29 Мая.
Вчера вечером приехал в Петербург. На день раньше, чем планировал. Никого не стал извещать, хотел приватно решить свои лечебные дела, а заодно спокойно посмотреть на здешнюю публику.
По первому впечатлению Питер все тот же: вода и гранит, дома и проспекты, звон трамваев и крики газетчиков. Но люди стали выглядеть как-то иначе. Я не сразу понял, в чем дело, только в трамвае обратил внимание, как все усреднились. Мундиры носят только военные и милиция. Чиновники, студенты, гимназисты и все прочие ходят в пиджаках и косоворотках.
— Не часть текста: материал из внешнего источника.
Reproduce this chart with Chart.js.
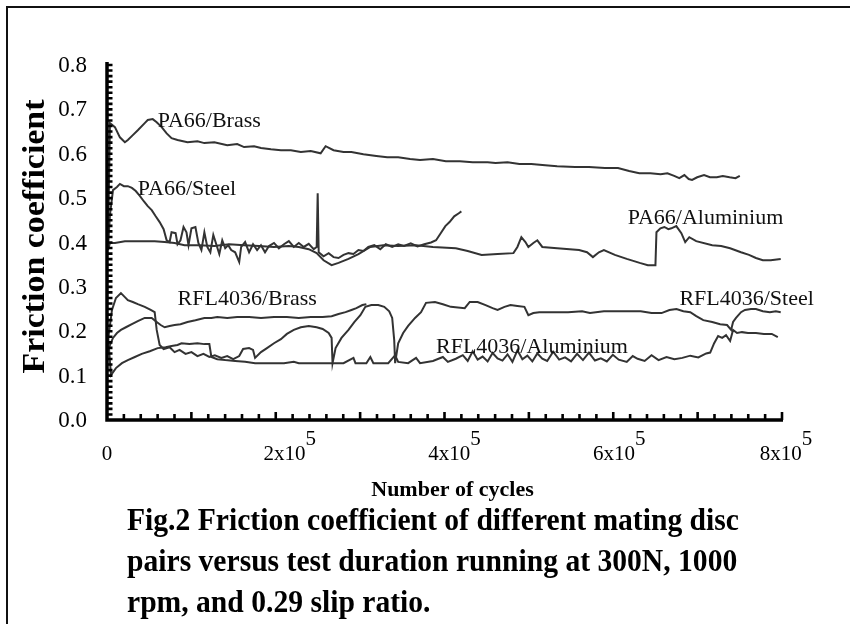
<!DOCTYPE html>
<html>
<head>
<meta charset="utf-8">
<script src="https://cdn.jsdelivr.net/npm/chart.js@4.4.1/dist/chart.umd.min.js"></script>
<style>
  html, body { margin:0; padding:0; background:#fff; }
  body { width:850px; height:624px; position:relative; overflow:hidden; }
  #frame { position:absolute; left:6px; top:6px; width:900px; height:700px;
           border-left:2px solid #111; border-top:2px solid #111; }
  #c { position:absolute; left:0; top:0; }
  #caption { position:absolute; left:127px; top:499px; font-family:'Liberation Serif','Times New Roman',serif;
             font-weight:bold; font-size:31px; line-height:41px; color:#000; white-space:pre;
             transform:scaleX(0.955); transform-origin:0 0; }
</style>
</head>
<body>
<div id="frame"></div>
<canvas id="c" width="850" height="624"></canvas>
<div id="caption">Fig.2 Friction coefficient of different mating disc
pairs versus test duration running at 300N, 1000
rpm, and 0.29 slip ratio.</div>
<script>
// ---------- data (x in thousands of cycles, y = friction coefficient) ----------
const pa66BrassCycles = [1.2,3.5,9.4,15.3,21.2,24.7,30.6,36.5,44.7,48.3,54.2,58.9,64.8,70.7,76.5,83.6,95.4,107.2,115.4,127.2,142.5,154.3,162.5,174.3,182.5,194.3,206.1,217.9,229.7,241.5,253.2,259.1,268.5,280.3,289.7,303.9,319.2,332.1,345.1,359.2,371.0,386.3,401.6,418.1,433.4,451.1,460.5,474.7,488.8,502.9,519.4,533.5,554.7,571.2,590.1,605.6,618.8,630.9,644.0,656.1,664.2,672.2,678.3,684.3,689.4,693.4,699.5,707.6,714.6,722.7,729.8,737.9,744.9,750.0];
const pa66BrassMu = [0.394,0.669,0.660,0.637,0.626,0.631,0.642,0.653,0.669,0.676,0.678,0.671,0.660,0.646,0.635,0.631,0.626,0.628,0.624,0.626,0.619,0.622,0.615,0.617,0.613,0.610,0.608,0.608,0.604,0.606,0.601,0.617,0.608,0.604,0.604,0.599,0.595,0.592,0.592,0.588,0.586,0.588,0.583,0.583,0.581,0.581,0.579,0.581,0.577,0.577,0.574,0.572,0.570,0.570,0.568,0.568,0.561,0.556,0.556,0.554,0.556,0.550,0.545,0.552,0.543,0.541,0.547,0.552,0.547,0.547,0.550,0.547,0.545,0.550];

const pa66SteelCycles = [1.2,3.5,7.1,11.8,15.3,20.0,24.7,29.5,34.1,38.9,43.6,48.3,53.0,57.7,62.4,67.1,70.7,74.2,76.5,81.3,83.6,87.1,90.7,94.2,96.6,100.1,104.8,108.3,111.9,115.4,118.9,122.5,126.0,129.5,133.1,136.6,140.1,143.7,147.2,151.9,156.7,159.0,163.7,168.4,173.1,177.9,182.5,187.3,192.0,197.9,203.7,209.7,215.5,221.4,227.3,233.2,239.1,245.0,248.5,249.7,250.9,256.7,262.7,268.5,274.4,280.3,286.2,292.1,298.0,303.9,309.7,316.8,323.9,330.4,338.0,345.1,352.0,360.0,368.0,376.0,384.0,390.0,395.5,401.0,406.0,411.5,417.0,420.0];
const pa66SteelMu = [0.390,0.462,0.518,0.525,0.532,0.527,0.527,0.523,0.516,0.505,0.493,0.482,0.473,0.459,0.446,0.430,0.405,0.401,0.423,0.421,0.396,0.405,0.435,0.423,0.394,0.432,0.435,0.399,0.383,0.423,0.390,0.378,0.417,0.396,0.374,0.405,0.387,0.394,0.383,0.378,0.356,0.390,0.401,0.378,0.396,0.383,0.394,0.378,0.392,0.399,0.387,0.396,0.403,0.390,0.399,0.390,0.397,0.385,0.390,0.511,0.378,0.369,0.376,0.367,0.365,0.372,0.376,0.374,0.383,0.381,0.390,0.394,0.385,0.396,0.390,0.396,0.392,0.398,0.391,0.396,0.400,0.405,0.421,0.437,0.446,0.459,0.466,0.470];

const pa66AlCycles = [1.2,3.5,9.4,21.2,38.9,56.5,68.3,80.1,91.9,109.5,127.2,144.9,162.5,180.2,197.9,215.5,227.3,239.1,248.5,256.7,266.2,274.4,286.2,298.0,312.1,327.4,345.1,366.3,386.3,413.4,427.5,444.0,462.9,481.7,486.4,491.1,495.9,499.4,505.3,510.0,515.9,533.5,559.5,568.9,575.9,583.0,588.9,601.9,616.0,631.3,641.0,650.0,651.2,655.9,660.6,665.3,668.9,674.7,680.7,685.3,690.1,698.3,717.3,727.9,738.5,751.4,760.9,769.1,777.3,786.7,798.5];
const pa66AlMu = [0.383,0.399,0.399,0.403,0.403,0.403,0.401,0.399,0.394,0.394,0.392,0.396,0.394,0.392,0.390,0.392,0.390,0.385,0.376,0.360,0.349,0.354,0.363,0.374,0.390,0.394,0.392,0.394,0.390,0.387,0.381,0.372,0.374,0.376,0.390,0.412,0.401,0.390,0.399,0.405,0.390,0.387,0.383,0.378,0.367,0.378,0.383,0.372,0.363,0.354,0.349,0.349,0.423,0.432,0.435,0.430,0.432,0.437,0.421,0.401,0.412,0.403,0.394,0.392,0.387,0.378,0.372,0.365,0.360,0.360,0.363];

const rflBrassCycles = [1.2,3.5,7.1,11.8,16.5,22.4,29.5,36.5,44.7,53.0,58.9,63.6,68.3,74.2,80.1,87.1,95.4,104.8,115.4,123.7,130.7,142.5,154.3,168.4,182.5,197.9,213.2,227.3,241.5,255.6,266.2,274.4,282.7,289.7,295.6,302.7,307.4];
const rflBrassMu = [0.153,0.169,0.185,0.196,0.203,0.209,0.216,0.223,0.230,0.230,0.221,0.214,0.209,0.212,0.214,0.216,0.221,0.225,0.230,0.230,0.232,0.230,0.232,0.232,0.230,0.232,0.232,0.230,0.232,0.232,0.234,0.239,0.243,0.248,0.252,0.259,0.261];

const rflSteelCycles = [1.2,5.9,10.6,16.5,21.2,24.7,30.6,36.5,44.7,51.8,56.5,58.9,62.4,67.1,74.2,80.1,86.0,93.1,100.1,107.2,114.3,121.3,127.8,135.5,142.5,149.6,156.7,161.3,168.4,173.1,175.5,182.5,189.6,197.9,206.1,213.2,221.4,229.7,239.1,248.5,255.6,262.7,266.2,267.3,270.9,277.9,286.2,293.3,300.3,306.2,313.3,321.5,328.6,334.5,338.0,340.4,341.5,345.1,351.0,356.9,365.1,372.2,378.1,388.7,398.1,407.5,424.0,429.9,439.3,448.7,457.0,462.9,471.1,478.2,486.4,494.7,499.4,505.3,512.3,527.7,546.5,563.0,572.4,588.9,604.2,618.3,632.5,645.4,657.2,666.6,674.9,683.1,691.3,698.4,706.7,717.3,726.7,734.9,739.7,742.0,745.5,751.4,756.1,763.2,769.1,777.3,785.6,792.7,798.5];
const rflSteelMu = [0.180,0.248,0.275,0.286,0.277,0.270,0.266,0.261,0.255,0.248,0.243,0.203,0.169,0.160,0.164,0.153,0.158,0.149,0.153,0.144,0.149,0.142,0.146,0.140,0.144,0.137,0.144,0.160,0.162,0.158,0.140,0.153,0.162,0.173,0.182,0.194,0.203,0.209,0.212,0.209,0.205,0.196,0.185,0.128,0.162,0.185,0.203,0.221,0.236,0.255,0.259,0.259,0.255,0.245,0.230,0.180,0.128,0.173,0.196,0.212,0.230,0.243,0.264,0.266,0.261,0.255,0.252,0.266,0.266,0.259,0.252,0.248,0.255,0.259,0.257,0.255,0.236,0.241,0.243,0.243,0.243,0.245,0.241,0.245,0.245,0.245,0.245,0.241,0.241,0.248,0.250,0.245,0.243,0.234,0.225,0.221,0.216,0.214,0.203,0.221,0.230,0.243,0.248,0.250,0.250,0.245,0.243,0.245,0.243];

const rflAlCycles = [1.2,4.7,10.6,17.7,24.7,33.0,41.2,50.7,60.1,69.5,76.5,83.6,88.3,97.7,107.2,115.4,121.3,123.7,130.7,140.1,151.9,163.7,175.5,186.1,197.9,209.7,221.4,227.3,239.1,248.5,255.6,280.3,292.1,294.5,307.4,312.1,315.7,333.3,341.5,345.1,356.9,366.3,371.0,386.3,398.1,404.0,413.4,421.7,427.5,433.4,439.3,445.2,451.1,457.0,462.9,468.7,474.7,480.5,486.4,492.3,498.2,504.1,510.0,515.9,521.7,528.8,535.9,542.9,550.0,557.1,564.1,571.2,578.3,585.3,592.4,599.5,606.5,616.0,623.1,628.9,637.2,645.4,653.7,663.1,672.5,681.9,691.3,700.8,710.2,714.9,719.6,724.3,729.1,733.7,738.5,742.0,746.7,752.6,759.7,769.1,778.5,787.9,795.0];
const rflAlMu = [0.191,0.101,0.117,0.128,0.135,0.142,0.149,0.155,0.162,0.164,0.167,0.169,0.173,0.171,0.173,0.171,0.171,0.142,0.137,0.135,0.133,0.131,0.128,0.128,0.128,0.128,0.131,0.128,0.128,0.128,0.128,0.128,0.140,0.128,0.128,0.142,0.128,0.128,0.146,0.131,0.128,0.140,0.128,0.133,0.142,0.131,0.138,0.146,0.133,0.155,0.136,0.143,0.132,0.151,0.139,0.134,0.148,0.131,0.157,0.137,0.145,0.132,0.150,0.138,0.133,0.154,0.136,0.141,0.132,0.149,0.135,0.152,0.134,0.139,0.132,0.147,0.136,0.131,0.144,0.138,0.133,0.146,0.135,0.142,0.137,0.140,0.145,0.141,0.150,0.152,0.173,0.189,0.185,0.191,0.178,0.203,0.196,0.198,0.196,0.196,0.194,0.194,0.187];

// series labels and their anchor positions (data units: cycles, friction coefficient)
const seriesNames = ['PA66/Brass','PA66/Steel','PA66/Aluminium','RFL4036/Brass','RFL4036/Steel','RFL4036/Aluminium'];
const labelCycles = [60100, 36500, 617100, 83600, 678400, 389900];
const labelMu     = [0.676, 0.523, 0.457, 0.275, 0.275, 0.167];

// axis ticks
const yTickValues = [0,0.1,0.2,0.3,0.4,0.5,0.6,0.7,0.8];
const yTickLabels = ['0.0','0.1','0.2','0.3','0.4','0.5','0.6','0.7','0.8'];
const xTickValues = [0,200000,400000,600000,800000];
const xTickMantissa = ['0','2','4','6','8'];
const xTickExponent = ['', '5', '5', '5', '5'];

const FONT = "'Liberation Serif','Times New Roman',serif";
const LINE = '#333333';

function series(cyc, mu) {
  const n = Math.min(cyc.length, mu.length);
  const out = [];
  for (let i = 0; i < n; i++) out.push({ x: cyc[i] * 1000, y: mu[i] });
  return out;
}

const datasets = [
  [pa66BrassCycles, pa66BrassMu],
  [pa66SteelCycles, pa66SteelMu],
  [pa66AlCycles, pa66AlMu],
  [rflBrassCycles, rflBrassMu],
  [rflSteelCycles, rflSteelMu],
  [rflAlCycles, rflAlMu]
].map((p, i) => ({
  label: seriesNames[i],
  data: series(p[0], p[1]),
  borderColor: LINE,
  borderWidth: 2,
  pointRadius: 0,
  tension: 0,
  fill: false
}));

const labelNudge = [0, 10, 6, 2, 0];

const paperAxes = {
  id: 'paperAxes',
  afterDatasetsDraw(chart) {
    const { ctx, scales: { x, y } } = chart;
    const x0 = x.getPixelForValue(0), x1 = x.getPixelForValue(800000);
    const y0 = y.getPixelForValue(0), y1 = y.getPixelForValue(0.8);
    ctx.save();
    // series labels
    ctx.fillStyle = '#111';
    ctx.font = '22px ' + FONT;
    ctx.textAlign = 'left';
    ctx.textBaseline = 'middle';
    seriesNames.forEach((s, i) => {
      ctx.fillText(s, x.getPixelForValue(labelCycles[i]), y.getPixelForValue(labelMu[i]) + 1);
    });
    // axis lines
    ctx.strokeStyle = '#000';
    ctx.lineWidth = 3.5;
    ctx.beginPath();
    ctx.moveTo(x0, y1 - 3); ctx.lineTo(x0, y0 + 1.75);
    ctx.moveTo(x0 - 1.75, y0); ctx.lineTo(x1 + 1, y0);
    ctx.stroke();
    // inward minor ticks
    ctx.lineWidth = 2.6;
    ctx.beginPath();
    for (let i = 1; i <= 64; i++) {
      const py = y.getPixelForValue(i * 0.0125);
      ctx.moveTo(x0, py); ctx.lineTo(x0 + 5.5, py);
    }
    for (let i = 1; i <= 40; i++) {
      const px = x.getPixelForValue(i * 20000);
      const len = (i % 5 === 0) ? 8 : 6;
      ctx.moveTo(px, y0); ctx.lineTo(px, y0 - len);
    }
    ctx.stroke();
    // y tick labels
    ctx.fillStyle = '#000';
    ctx.font = '23px ' + FONT;
    ctx.textAlign = 'right';
    ctx.textBaseline = 'middle';
    yTickValues.forEach((v, i) => ctx.fillText(yTickLabels[i], 87, y.getPixelForValue(v) + 1));
    // x tick labels with superscript exponent
    const fs = 21;
    xTickValues.forEach((v, i) => {
      const px = x.getPixelForValue(v);
      ctx.font = fs + 'px ' + FONT;
      const base = xTickExponent[i] ? xTickMantissa[i] + 'x10' : xTickMantissa[i];
      const w1 = ctx.measureText(base).width;
      const w2 = xTickExponent[i] ? ctx.measureText(xTickExponent[i]).width : 0;
      let left = px - (w1 + w2) / 2 + (xTickExponent[i] ? 4 : 0) + labelNudge[i];
      if (left + w1 + w2 > 841) left = 841 - w1 - w2;
      ctx.textAlign = 'left';
      ctx.textBaseline = 'alphabetic';
      ctx.fillText(base, left, 460);
      if (xTickExponent[i]) ctx.fillText(xTickExponent[i], left + w1, 445);
    });
    // axis titles
    ctx.font = 'bold 22px ' + FONT;
    ctx.textAlign = 'center';
    ctx.textBaseline = 'middle';
    ctx.fillText('Number of cycles', (x0 + x1) / 2 + 8, 490);
    ctx.translate(44, (y0 + y1) / 2 - 6);
    ctx.rotate(-Math.PI / 2);
    ctx.scale(1.06, 1);
    ctx.font = 'bold 32px ' + FONT;
    ctx.textBaseline = 'alphabetic';
    ctx.fillText('Friction coefficient', 0, 0);
    ctx.restore();
  }
};

new Chart(document.getElementById('c').getContext('2d'), {
  type: 'line',
  data: { datasets },
  options: {
    responsive: false,
    animation: false,
    devicePixelRatio: 1,
    layout: { padding: { left: 107, right: 68, top: 65, bottom: 204 } },
    plugins: { legend: { display: false }, tooltip: { enabled: false }, title: { display: false } },
    scales: {
      x: { type: 'linear', min: 0, max: 800000, display: false },
      y: { type: 'linear', min: 0, max: 0.8, display: false }
    }
  },
  plugins: [paperAxes]
});
</script>
</body>
</html>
Дамы больше не украшают себя перьями и вуалями, совсем не видно драгоценностей и мехов. Меньше ездят на извозчиках, но ловко толкаются в трамваях.
Посмотрел бы на это Каляев, вот бы порадовался. Прежняя роскошь напоказ его особенно бесила.
Но некоторые блузки на редкость воздушные, даже в Париже такого не видел.
Проходил до обеда, устал и замерз. Ветер с Невы беспощадный. Обедал для пробы в общественной столовой. Забавно придумано: платишь в кассе за целый обед, получаешь талончик и отдаешь подавальщице. Приносят сразу все на одном подносе, на нем же полагается оставлять грязную посуду. Курить нельзя и водки нет. То есть, действительно нет, по лицам видно. Взял горячего чаю. Ближе к вечеру схожу на Лиговку, там, говорят, веселее.
Вывод такой, что я, оказывается, вовсе позабыл Россию. Хотя и приезжаю из своего Вильно по крайней мере раз в три месяца. Но поездки мои согласованы по часам и хорошо, если с друзьями удается спокойно поговорить. Когда я вообще последний раз ходил по Невскому? Именно ходил, а не мчался в авто или кузове грузовика? Уже и не вспомнить.
В гостинице «Дрезден» паровое отопление и стены обшиты лакированной фанэрой. Номер совсем маленький, зато он угловой на третьем этаже и я могу видеть сразу две улицы.
30 мая.
Утром набрался духу дойти до профессора П-го. Он долго щупал мой бок, трогал шрамы, смотрел анализы и снимки – выполнил весь медицинский ритуал. Долго говорил о достижениях современной медицины, советовал ехать в Берн. Узнав, что я только что оттуда, начал нести ободряющую невнятицу. Но я был настойчив и выяснил:
а) оснований опасаться за свою жизнь у меня нет ни малейших, современная медицина это лечит,
б) есть время до осени, потом надо решать с операцией,
в) после операции я стану почти инвалидом, живущим от одного приема морфия до другого,
г) в таком виде я смогу существовать еще долго.
Вот так. В моем теле завелась зверушка, маленькая серая крыса, которая роет себе норку и так питается. Когда же она вырастет, меня нынешнего – сильного, твердого, имеющего свою цель – не станет. Независимо от того, буду я оперироваться или нет.